Budget negotiations concluded in Albany at the end of last week without including an expansion of New York City's automated speed enforcement program. Advocates are now preparing to campaign for more speed cameras in the spring legislative session.
While the Assembly's budget proposal would have roughly doubled the size of the speed camera program from 140 locations to 290, the State Senate had no such provision. In final negotiations between the two chambers, the Senate majority -- an alliance of Republicans, the renegade Independent Democratic Conference, and Brooklyn's Simcha Felder -- did not let the speed camera language into the budget.
School speed cameras have reduced speeding by 63 percent at the locations where they've been installed, and their use has coincided with a significant drop in pedestrian fatalities in New York City. But the program is severely limited. State law permits cameras to operate at just 140 school locations, which are defined as streets abutting a school entrance, and only during school hours.
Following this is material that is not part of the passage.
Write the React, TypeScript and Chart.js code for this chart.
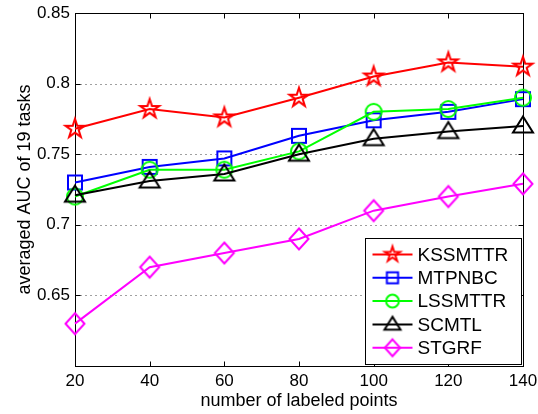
import React, { useEffect, useRef } from 'react';
import { Chart, registerables } from 'chart.js';
Chart.register(...registerables);

const xValues = [20, 40, 60, 80, 100, 120, 140];
const kssmttr = [0.768, 0.782, 0.776, 0.790, 0.805, 0.815, 0.812];
const mtpnbc = [0.730, 0.741, 0.747, 0.763, 0.774, 0.780, 0.789];
const lssmttr = [0.720, 0.739, 0.739, 0.752, 0.780, 0.782, 0.790];
const scmtl = [0.721, 0.731, 0.736, 0.750, 0.761, 0.766, 0.770];
const stgrf = [0.630, 0.670, 0.680, 0.690, 0.710, 0.720, 0.729];
const seriesNames = ['KSSMTTR', 'MTPNBC', 'LSSMTTR', 'SCMTL', 'STGRF'];
const seriesColors = ['#ff0000', '#0000ff', '#00ff00', '#000000', '#ff00ff'];
const markerKinds = ['star', 'square', 'circle', 'triangle', 'diamond'];
const xTicks = [20, 40, 60, 80, 100, 120, 140];
const yTicks = [0.6, 0.65, 0.7, 0.75, 0.8, 0.85];
const yGridValues = [0.65, 0.7, 0.75, 0.8];
const xTitle = 'number of labeled points';
const yTitle = 'averaged AUC of 19 tasks';

const FONT = '"Liberation Sans", Arial, Helvetica, sans-serif';

function makeMarker(kind: string, color: string, scale: number): HTMLCanvasElement {
  const size = 30;
  const c = document.createElement('canvas');
  c.width = size;
  c.height = size;
  const ctx = c.getContext('2d')!;
  ctx.translate(size / 2, size / 2);
  ctx.strokeStyle = color;
  ctx.lineWidth = 2;
  ctx.lineJoin = 'miter';
  ctx.beginPath();
  if (kind === 'star') {
    const R = 10 * scale;
    const r = R * 0.382;
    for (let i = 0; i < 10; i++) {
      const a = -Math.PI / 2 + (i * Math.PI) / 5;
      const rad = i % 2 === 0 ? R : r;
      const px = Math.cos(a) * rad;
      const py = Math.sin(a) * rad;
      if (i === 0) ctx.moveTo(px, py);
      else ctx.lineTo(px, py);
    }
    ctx.closePath();
  } else if (kind === 'square') {
    const h = 7 * scale;
    ctx.rect(-h, -h, 2 * h, 2 * h);
  } else if (kind === 'circle') {
    ctx.arc(0, 0, 8 * scale, 0, Math.PI * 2);
  } else if (kind === 'triangle') {
    const hw = 10 * scale;
    ctx.moveTo(0, -9.5 * scale);
    ctx.lineTo(hw, 6.5 * scale);
    ctx.lineTo(-hw, 6.5 * scale);
    ctx.closePath();
  } else if (kind === 'diamond') {
    const hw = 9.5 * scale;
    const hh = 10.5 * scale;
    ctx.moveTo(0, -hh);
    ctx.lineTo(hw, 0);
    ctx.lineTo(0, hh);
    ctx.lineTo(-hw, 0);
    ctx.closePath();
  }
  ctx.stroke();
  return c;
}

export default function App() {
  const ref = useRef<HTMLCanvasElement>(null);
  useEffect(() => {
    document.body.style.margin = '0';
    const canvas = ref.current!;
    const seriesData = [kssmttr, mtpnbc, lssmttr, scmtl, stgrf];
    const plotMarkers = markerKinds.map((k, i) => makeMarker(k, seriesColors[i], 1));
    const legendMarkers = markerKinds.map((k, i) => makeMarker(k, seriesColors[i], 0.8));

    const framePlugin = {
      id: 'frame',
      beforeDatasetsDraw(chart: any) {
        const { ctx, chartArea, scales } = chart;
        const { left, right, top, bottom } = chartArea;
        const L = Math.round(left) + 0.5;
        const R = Math.round(right) + 0.5;
        const T = Math.round(top) + 0.5;
        const B = Math.round(bottom) + 0.5;
        ctx.save();
        ctx.lineWidth = 1;
        ctx.strokeStyle = '#404040';
        ctx.setLineDash([1, 4]);
        for (const v of yGridValues) {
          const py = Math.round(scales.y.getPixelForValue(v)) + 0.5;
          ctx.beginPath();
          ctx.moveTo(L, py);
          ctx.lineTo(R, py);
          ctx.stroke();
        }
        ctx.setLineDash([]);
        ctx.strokeStyle = '#000';
        const tl = 5;
        for (const v of xTicks) {
          const px = Math.round(scales.x.getPixelForValue(v)) + 0.5;
          ctx.beginPath();
          ctx.moveTo(px, B);
          ctx.lineTo(px, B - tl);
          ctx.moveTo(px, T);
          ctx.lineTo(px, T + tl);
          ctx.stroke();
        }
        for (const v of yTicks) {
          const py = Math.round(scales.y.getPixelForValue(v)) + 0.5;
          ctx.beginPath();
          ctx.moveTo(L, py);
          ctx.lineTo(L + tl, py);
          ctx.moveTo(R, py);
          ctx.lineTo(R - tl, py);
          ctx.stroke();
        }
        ctx.strokeRect(L, T, R - L, B - T);
        ctx.restore();
      },
    };

    const legendPlugin = {
      id: 'customLegend',
      afterDatasetsDraw(chart: any) {
        const { ctx, chartArea } = chart;
        const w = 156;
        const h = 126;
        const bx = Math.round(chartArea.right) - 2 - w + 0.5;
        const by = Math.round(chartArea.bottom) - 2 - h + 0.5;
        ctx.save();
        ctx.fillStyle = '#fff';
        ctx.fillRect(bx, by, w, h);
        ctx.strokeStyle = '#000';
        ctx.lineWidth = 1;
        ctx.strokeRect(bx, by, w, h);
        ctx.font = `19px ${FONT}`;
        ctx.textBaseline = 'middle';
        ctx.textAlign = 'left';
        for (let i = 0; i < seriesNames.length; i++) {
          const cy = by + 16 + i * 23.3;
          ctx.strokeStyle = seriesColors[i];
          ctx.lineWidth = 2;
          ctx.beginPath();
          ctx.moveTo(bx + 7, cy);
          ctx.lineTo(bx + 47, cy);
          ctx.stroke();
          const m = legendMarkers[i];
          ctx.drawImage(m, bx + 27 - m.width / 2, cy - m.height / 2);
          ctx.fillStyle = '#000';
          ctx.fillText(seriesNames[i], bx + 52, cy + 1);
        }
        ctx.restore();
      },
    };

    const chart = new Chart(canvas, {
      type: 'line',
      data: {
        datasets: seriesData.map((vals, i) => ({
          label: seriesNames[i],
          data: xValues.map((x, j) => ({ x, y: vals[j] })),
          borderColor: seriesColors[i],
          backgroundColor: seriesColors[i],
          borderWidth: 2,
          pointStyle: plotMarkers[i] as any,
          pointRadius: 10,
          tension: 0,
          fill: false,
          clip: false as any,
          order: seriesNames.length - 1 - i,
        })),
      },
      options: {
        animation: false,
        responsive: false,
        layout: { padding: { top: 13, right: 15, left: 0, bottom: 0 } },
        plugins: {
          legend: { display: false },
          tooltip: { enabled: false },
        },
        scales: {
          x: {
            type: 'linear',
            min: 20,
            max: 140,
            afterBuildTicks: (s: any) => {
              s.ticks = xTicks.map((v) => ({ value: v }));
            },
            afterFit: (s: any) => {
              s.height = 48;
              s.paddingLeft = 0;
              s.paddingRight = 0;
            },
            grid: { display: false, drawTicks: false, tickLength: 0 },
            border: { display: false },
            ticks: {
              autoSkip: false,
              maxRotation: 0,
              padding: 5,
              color: '#000',
              font: { family: FONT, size: 17 },
              callback: (v: any) => String(v),
            },
            title: {
              display: true,
              text: xTitle,
              color: '#000',
              font: { family: FONT, size: 18 },
              padding: { top: 0, bottom: 2 },
            },
          },
          y: {
            type: 'linear',
            min: 0.6,
            max: 0.85,
            afterBuildTicks: (s: any) => {
              s.ticks = yTicks.map((v) => ({ value: v }));
            },
            afterFit: (s: any) => {
              s.width = 75;
              s.paddingTop = 0;
              s.paddingBottom = 0;
            },
            grid: { display: false, drawTicks: false, tickLength: 0 },
            border: { display: false },
            ticks: {
              autoSkip: false,
              padding: 5,
              color: '#000',
              font: { family: FONT, size: 17 },
              callback: (v: any) => (Math.abs(v - 0.6) < 1e-9 ? '' : String(Number(Number(v).toFixed(2)))),
            },
            title: {
              display: true,
              text: yTitle,
              color: '#000',
              font: { family: FONT, size: 18 },
              padding: { top: 14, bottom: 0 },
            },
          },
        },
      },
      plugins: [framePlugin, legendPlugin],
    });
    return () => chart.destroy();
  }, []);
  return <canvas ref={ref} width={538} height={414} style={{ display: 'block', width: 538, height: 414 }} />;
}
Until Albany loosens these restrictions, speed cameras will only produce a fraction of the safety gains they could: 85 percent of traffic deaths and severe injuries happen at times or locations when camera enforcement isn't allowed.
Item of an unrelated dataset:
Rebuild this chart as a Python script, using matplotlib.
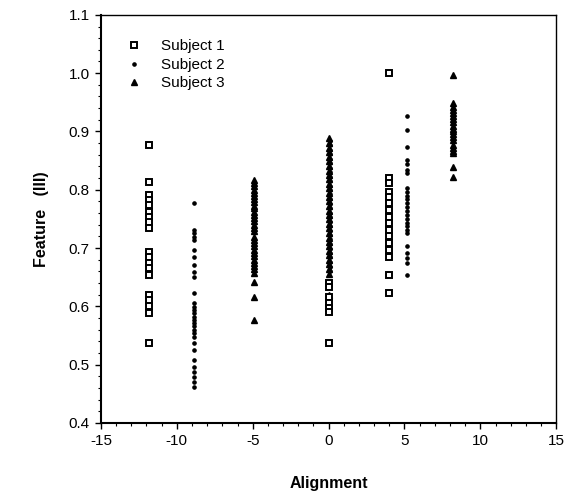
import matplotlib
matplotlib.use("Agg")
import matplotlib.pyplot as plt
from matplotlib.ticker import MultipleLocator

plt.rcParams['font.family'] = ['Liberation Sans', 'DejaVu Sans']

# ---- data ----
# Subject 1 (open squares)
s1_pos = [-11.8, 0.0, 4.0]
s1_col_a = [0.877, 0.814, 0.791, 0.783, 0.774, 0.762, 0.754, 0.745, 0.735,
            0.693, 0.685, 0.675, 0.666, 0.654, 0.620, 0.611, 0.601, 0.589, 0.537]
s1_col_b = [0.640, 0.633, 0.616, 0.605, 0.598, 0.591, 0.537]
s1_col_c = [1.000, 0.820, 0.811, 0.797, 0.788, 0.777, 0.766, 0.754, 0.743,
            0.731, 0.720, 0.708, 0.697, 0.685, 0.654, 0.623]

# Subject 2 (small dots)
s2_pos = [-8.9, 0.1, 5.2]
s2_col_a = [0.778, 0.731, 0.726, 0.719, 0.714, 0.697, 0.685, 0.671, 0.659,
            0.651, 0.623, 0.606, 0.599, 0.594, 0.588, 0.582, 0.577, 0.572,
            0.566, 0.560, 0.554, 0.548, 0.537, 0.525, 0.508, 0.496, 0.488,
            0.479, 0.470, 0.462]
s2_col_b = [0.884, 0.876, 0.868, 0.861, 0.853, 0.846, 0.838, 0.830, 0.822,
            0.815, 0.807, 0.799, 0.792, 0.784, 0.776, 0.769, 0.761, 0.753,
            0.745, 0.738, 0.730, 0.722, 0.715, 0.707, 0.699, 0.692, 0.684,
            0.676, 0.668, 0.661]
s2_col_c = [0.926, 0.903, 0.874, 0.851, 0.845, 0.834, 0.828, 0.803, 0.797,
            0.790, 0.784, 0.778, 0.770, 0.764, 0.757, 0.750, 0.743, 0.737,
            0.731, 0.726, 0.703, 0.691, 0.683, 0.674, 0.654]

# Subject 3 (filled triangles)
s3_pos = [-4.9, 0.0, 8.2]
s3_col_a = [0.817, 0.812, 0.806, 0.800, 0.795, 0.790, 0.784, 0.779, 0.773,
            0.768, 0.762, 0.757, 0.752, 0.746, 0.740, 0.735, 0.729, 0.719,
            0.714, 0.708, 0.703, 0.697, 0.692, 0.686, 0.680, 0.675, 0.670,
            0.664, 0.658, 0.642, 0.616, 0.577]
s3_col_b = [0.889, 0.880, 0.872, 0.864, 0.857, 0.849, 0.841, 0.833, 0.826,
            0.818, 0.810, 0.803, 0.795, 0.787, 0.780, 0.772, 0.764, 0.757,
            0.749, 0.741, 0.734, 0.726, 0.718, 0.711, 0.703, 0.695, 0.688,
            0.680, 0.672, 0.664, 0.655, 0.620]
s3_col_c = [0.997, 0.948, 0.942, 0.937, 0.932, 0.926, 0.921, 0.916, 0.910,
            0.905, 0.900, 0.895, 0.890, 0.886, 0.877, 0.872, 0.867, 0.863,
            0.839, 0.822]

labels = ["Subject 1", "Subject 2", "Subject 3"]
x_ticks = [-15, -10, -5, 0, 5, 10, 15]
y_ticks = [0.4, 0.5, 0.6, 0.7, 0.8, 0.9, 1.0, 1.1]


def expand(positions, cols):
    xs, ys = [], []
    for p, c in zip(positions, cols):
        xs += [p] * len(c)
        ys += list(c)
    return xs, ys


fig = plt.figure(figsize=(5.67, 4.95), dpi=100)
ax = fig.add_axes([0.178, 0.1455, 0.803, 0.8245])

x1, y1 = expand(s1_pos, [s1_col_a, s1_col_b, s1_col_c])
x2, y2 = expand(s2_pos, [s2_col_a, s2_col_b, s2_col_c])
x3, y3 = expand(s3_pos, [s3_col_a, s3_col_b, s3_col_c])

ax.plot(x3, y3, linestyle='none', marker='^', markersize=4.5, color='black',
        label=labels[2], zorder=3)
ax.plot(x2, y2, linestyle='none', marker='o', markersize=2.3, color='black',
        label=labels[1], zorder=4)
ax.plot(x1, y1, linestyle='none', marker='s', markersize=4.3,
        markerfacecolor='white', markeredgecolor='black', markeredgewidth=1.4,
        label=labels[0], zorder=5)

ax.set_xlim(-15, 15)
ax.set_ylim(0.4, 1.1)
ax.set_xticks(x_ticks)
ax.set_xticklabels([str(v) for v in x_ticks])
ax.set_yticks(y_ticks)
ax.set_yticklabels([f"{v:.1f}" for v in y_ticks])
ax.xaxis.set_minor_locator(MultipleLocator(1))
ax.yaxis.set_minor_locator(MultipleLocator(0.02))
ax.tick_params(axis='both', which='major', direction='out', length=4,
               width=1, labelsize=11, top=False, right=False, pad=4)
ax.tick_params(axis='both', which='minor', direction='out', length=2,
               width=0.8, top=False, right=False)
for s in ax.spines.values():
    s.set_linewidth(1.0)
ax.spines['left'].set_linewidth(1.5)
ax.spines['bottom'].set_linewidth(1.5)

ax.set_xlabel("Alignment", fontsize=11.5, fontweight='bold', labelpad=20)
ax.set_ylabel("Feature   (III)", fontsize=11.5, fontweight='bold', labelpad=14)

h, l = ax.get_legend_handles_labels()
order = [2, 1, 0]
ax.legend([h[i] for i in order], [l[i] for i in order], loc='upper left',
          bbox_to_anchor=(0.035, 0.955), frameon=False, fontsize=11,
          handletextpad=1.0, labelspacing=0.3, borderaxespad=0,
          handlelength=1.5)

fig.savefig("out.png", dpi=100)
The last time Albany allowed more speed cameras was 2014. For the last three years, Families for Safe Streets, Transportation Alternatives, and the de Blasio administration have pushed legislators to expand the program. This year, there's an added wrinkle: The program will expire at the end of 2018 unless Albany renews it.
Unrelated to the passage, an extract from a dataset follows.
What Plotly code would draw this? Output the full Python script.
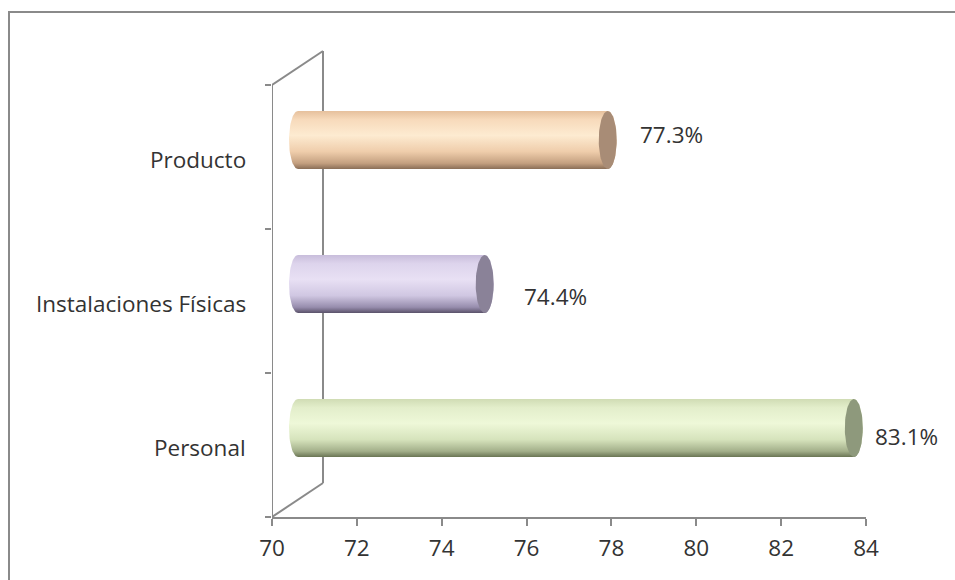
import numpy as np
import plotly.graph_objects as go

# Survey results by dimension (bottom to top)
categories = ["Personal", "Instalaciones Físicas", "Producto"]
values = [83.1, 74.4, 77.3]
value_labels = ["83.1%", "74.4%", "77.3%"]
x_ticks = [70, 72, 74, 76, 78, 80, 82, 84]

# Cylinder shading (bottom -> top) and end-cap colours
body_scales = [
    [[0, "#6a7554"], [0.1, "#a3af8a"], [0.3, "#d6e3bc"], [0.58, "#eef8d8"], [0.85, "#e3eecb"], [1, "#d0dcb4"]],
    [[0, "#5a526a"], [0.1, "#978dad"], [0.3, "#d0c7e2"], [0.58, "#e8e0f4"], [0.85, "#ddd4ec"], [1, "#c8bddb"]],
    [[0, "#8a6e57"], [0.1, "#c4a080"], [0.3, "#efcdab"], [0.58, "#fdebd1"], [0.85, "#f7dabb"], [1, "#e6c09c"]],
]
cap_colors = ["#8e997c", "#8a8298", "#a88c76"]

FONT = "Open Sans"
FSIZE = 22.5
TEXT = "#333333"
AXIS = "#8a8a8a"

# Plot-area geometry in pixels
W, H = 955, 580
L, R, T, B = 272, 89, 47, 63
XMIN, XMAX = 70, 84
px_x = (W - L - R) / (XMAX - XMIN)      # px per x unit
px_y = 144.0                              # px per category band
YMIN = -0.5
YMAX = YMIN + (H - T - B) / px_y

# 3D depth of the box and where the cylinders sit inside it
depth_dx, depth_dy = 51 / px_x, 34 / px_y
mid_dx, mid_dy = 26 / px_x, 17 / px_y
rx, ry = 9 / px_x, 29 / px_y

fig = go.Figure()

for i, (v, scale, cap) in enumerate(zip(values, body_scales, cap_colors)):
    x0 = XMIN + mid_dx
    x1 = v + mid_dx
    yc = i + mid_dy
    t_left = np.linspace(np.pi / 2, 3 * np.pi / 2, 40)
    t_right = np.linspace(-np.pi / 2, np.pi / 2, 40)
    bx = np.concatenate([x0 + rx * np.cos(t_left), x1 + rx * np.cos(t_right)])
    by = np.concatenate([yc + ry * np.sin(t_left), yc + ry * np.sin(t_right)])
    fig.add_trace(go.Scatter(
        x=np.append(bx, bx[0]), y=np.append(by, by[0]), mode="lines",
        line=dict(width=0), fill="toself",
        fillgradient=dict(type="vertical", colorscale=scale),
        hoverinfo="skip", showlegend=False,
    ))
    t = np.linspace(0, 2 * np.pi, 80)
    fig.add_trace(go.Scatter(
        x=x1 + rx * np.cos(t), y=yc + ry * np.sin(t), mode="lines",
        line=dict(width=0), fill="toself", fillcolor=cap,
        hoverinfo="skip", showlegend=False,
    ))

# Box edges: front left axis, back wall and the two connecting diagonals
line = dict(color=AXIS, width=2)
shapes = [
    dict(type="line", xref="x", yref="y", x0=XMIN, x1=XMIN, y0=YMIN, y1=YMIN + 3, line=line, layer="below"),
    dict(type="line", xref="x", yref="y", x0=XMIN + depth_dx, x1=XMIN + depth_dx,
         y0=YMIN + depth_dy, y1=YMIN + 3 + depth_dy, line=line, layer="below"),
    dict(type="line", xref="x", yref="y", x0=XMIN, x1=XMIN + depth_dx, y0=YMIN, y1=YMIN + depth_dy,
         line=line, layer="below"),
    dict(type="line", xref="x", yref="y", x0=XMIN, x1=XMIN + depth_dx, y0=YMIN + 3, y1=YMIN + 3 + depth_dy,
         line=line, layer="below"),
]
# Chart frame (open on the right and bottom)
pw, ph = W - L - R, H - T - B
shapes.append(dict(type="rect", xref="paper", yref="paper",
                   x0=(9 - L) / pw, x1=(W + 10 - L) / pw,
                   y0=-(H + 10 - (H - B)) / ph, y1=((H - B) - 12) / ph,
                   line=dict(color=AXIS, width=2), fillcolor="rgba(0,0,0,0)", layer="below"))

annotations = []
for i, c in enumerate(categories):
    annotations.append(dict(text=c, xref="paper", x=0, xshift=-24, xanchor="right",
                            yref="y", y=i, yshift=-2, yanchor="middle", showarrow=False,
                            font=dict(family=FONT, size=FSIZE, color=TEXT)))

label_nudges = [(45, -8), (63, -12), (56, 6)]
for i, (v, txt) in enumerate(zip(values, value_labels)):
    dx, dy = label_nudges[i]
    annotations.append(dict(text=txt, xref="x", x=v, xshift=dx, xanchor="left",
                            yref="y", y=i + mid_dy, yshift=dy, yanchor="middle", showarrow=False,
                            font=dict(family=FONT, size=FSIZE, color=TEXT)))

fig.update_layout(
    width=W, height=H,
    margin=dict(l=L, r=R, t=T, b=B, pad=0),
    paper_bgcolor="white", plot_bgcolor="white",
    shapes=shapes, annotations=annotations,
    xaxis=dict(range=[XMIN, XMAX], tickvals=x_ticks, showgrid=False, zeroline=False,
               showline=True, linecolor=AXIS, linewidth=2, ticks="outside", ticklen=7,
               tickcolor=AXIS, tickwidth=2, ticklabelstandoff=3,
               tickfont=dict(family=FONT, size=FSIZE, color=TEXT),
               fixedrange=True),
    yaxis=dict(range=[YMIN, YMAX], tickvals=[-0.5, 0.5, 1.5, 2.5], showticklabels=False,
               showgrid=False, zeroline=False, showline=False, ticks="outside", ticklen=6,
               tickcolor=AXIS, tickwidth=2, fixedrange=True),
)

fig.write_html("out.html")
The Assembly's budget included legislation known as the Every School Speed Camera Act, which would increased the number of school locations to 290, removed some of the restrictions on where and when cameras can operate, and extended the program through 2021.
Politico reported last week that Felder was again an obstacle to expanding the speed camera program in the budget. Felder blocked the same legislation last year after the de Blasio administration refused to agree to his demand to station armed police in every city school.
Despite the setback in budget negotiations, advocates remain optimistic that Albany will act before the end of the session.
“The Assembly showed where their priorities were when they put speed safety cameras in their one house budget," said Transportation Alternatives Director of Advocacy Tom DeVito. "It’s time for the State Senate to do the same and to step up. These are proven tools to save lives and reduce speeding in school zones. Our leaders have to act."